Task brief:
How many lines of these records hold the string "matplotlib"? Reply with the number alone.
BEGIN Available data
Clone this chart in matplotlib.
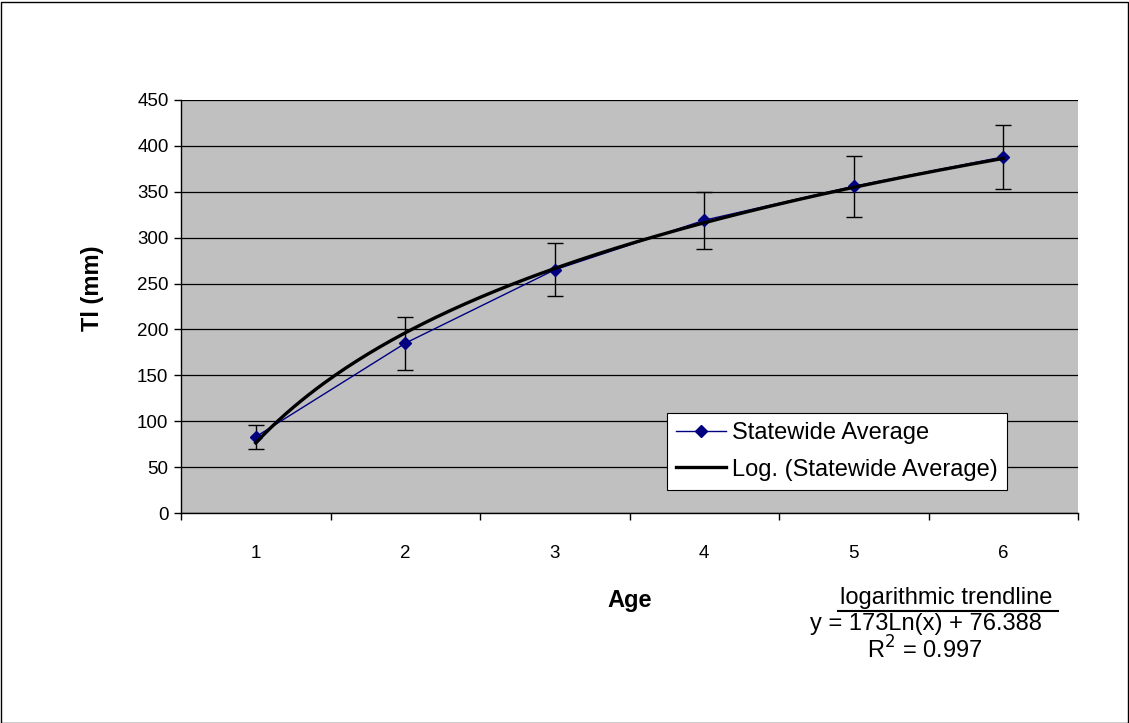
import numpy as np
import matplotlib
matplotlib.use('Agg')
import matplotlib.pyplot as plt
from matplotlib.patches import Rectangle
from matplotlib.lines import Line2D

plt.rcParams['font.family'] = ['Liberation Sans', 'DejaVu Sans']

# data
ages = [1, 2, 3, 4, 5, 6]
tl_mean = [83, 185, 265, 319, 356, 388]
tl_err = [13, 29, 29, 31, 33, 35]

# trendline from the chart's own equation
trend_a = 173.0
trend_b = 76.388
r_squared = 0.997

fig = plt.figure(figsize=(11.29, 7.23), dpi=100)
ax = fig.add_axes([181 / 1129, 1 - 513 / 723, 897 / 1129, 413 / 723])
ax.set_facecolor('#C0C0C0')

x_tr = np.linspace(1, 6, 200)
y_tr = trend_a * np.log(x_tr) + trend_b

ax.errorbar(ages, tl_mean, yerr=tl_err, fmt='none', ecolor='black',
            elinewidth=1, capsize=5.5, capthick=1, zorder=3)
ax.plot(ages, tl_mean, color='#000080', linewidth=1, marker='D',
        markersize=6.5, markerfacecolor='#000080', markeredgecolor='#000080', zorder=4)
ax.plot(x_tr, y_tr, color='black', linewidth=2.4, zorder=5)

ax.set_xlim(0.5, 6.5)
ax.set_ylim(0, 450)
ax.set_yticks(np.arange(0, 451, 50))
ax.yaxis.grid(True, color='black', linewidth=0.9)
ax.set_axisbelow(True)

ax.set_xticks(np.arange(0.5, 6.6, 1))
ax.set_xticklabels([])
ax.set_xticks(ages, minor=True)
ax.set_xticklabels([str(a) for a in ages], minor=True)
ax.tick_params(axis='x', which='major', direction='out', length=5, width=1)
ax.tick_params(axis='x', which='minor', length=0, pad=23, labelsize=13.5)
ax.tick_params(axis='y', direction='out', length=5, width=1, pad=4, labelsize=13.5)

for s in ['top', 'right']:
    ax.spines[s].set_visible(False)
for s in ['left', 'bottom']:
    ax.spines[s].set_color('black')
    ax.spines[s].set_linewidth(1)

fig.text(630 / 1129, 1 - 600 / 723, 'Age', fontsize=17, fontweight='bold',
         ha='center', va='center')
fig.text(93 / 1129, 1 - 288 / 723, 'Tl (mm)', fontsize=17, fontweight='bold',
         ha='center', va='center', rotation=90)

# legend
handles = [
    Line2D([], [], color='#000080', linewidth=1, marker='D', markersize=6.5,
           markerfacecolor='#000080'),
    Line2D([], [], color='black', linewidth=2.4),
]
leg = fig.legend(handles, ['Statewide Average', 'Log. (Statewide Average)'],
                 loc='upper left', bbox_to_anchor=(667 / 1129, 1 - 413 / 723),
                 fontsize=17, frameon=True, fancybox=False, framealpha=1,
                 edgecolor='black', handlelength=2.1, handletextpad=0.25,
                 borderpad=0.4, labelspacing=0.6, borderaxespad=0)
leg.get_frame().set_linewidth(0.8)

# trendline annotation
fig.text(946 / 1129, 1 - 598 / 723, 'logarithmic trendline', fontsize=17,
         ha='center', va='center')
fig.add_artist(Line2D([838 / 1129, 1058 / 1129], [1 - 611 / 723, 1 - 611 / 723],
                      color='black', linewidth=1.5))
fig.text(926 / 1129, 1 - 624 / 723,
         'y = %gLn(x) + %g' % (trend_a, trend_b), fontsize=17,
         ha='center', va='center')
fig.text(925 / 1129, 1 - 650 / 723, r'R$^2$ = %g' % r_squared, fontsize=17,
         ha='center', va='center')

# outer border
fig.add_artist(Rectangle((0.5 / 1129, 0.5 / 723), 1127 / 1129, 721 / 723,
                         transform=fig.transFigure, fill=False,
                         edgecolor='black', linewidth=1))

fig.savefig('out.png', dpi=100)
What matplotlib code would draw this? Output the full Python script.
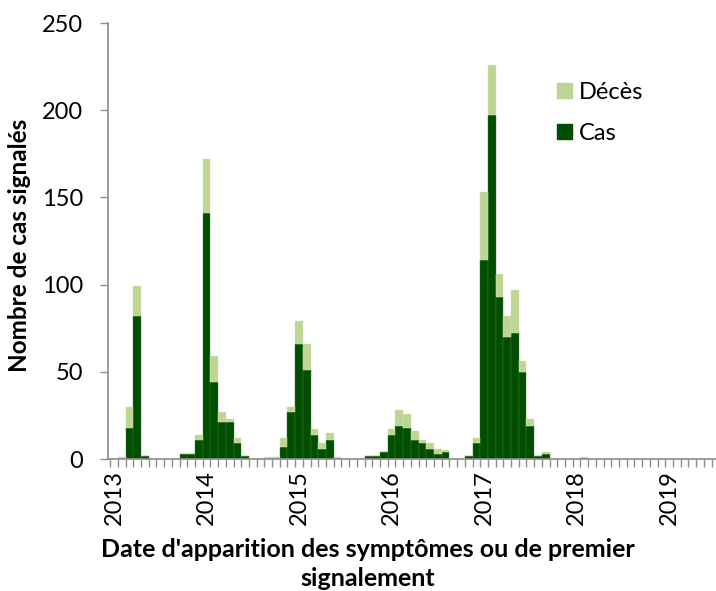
END Available data
Solved exercise:
7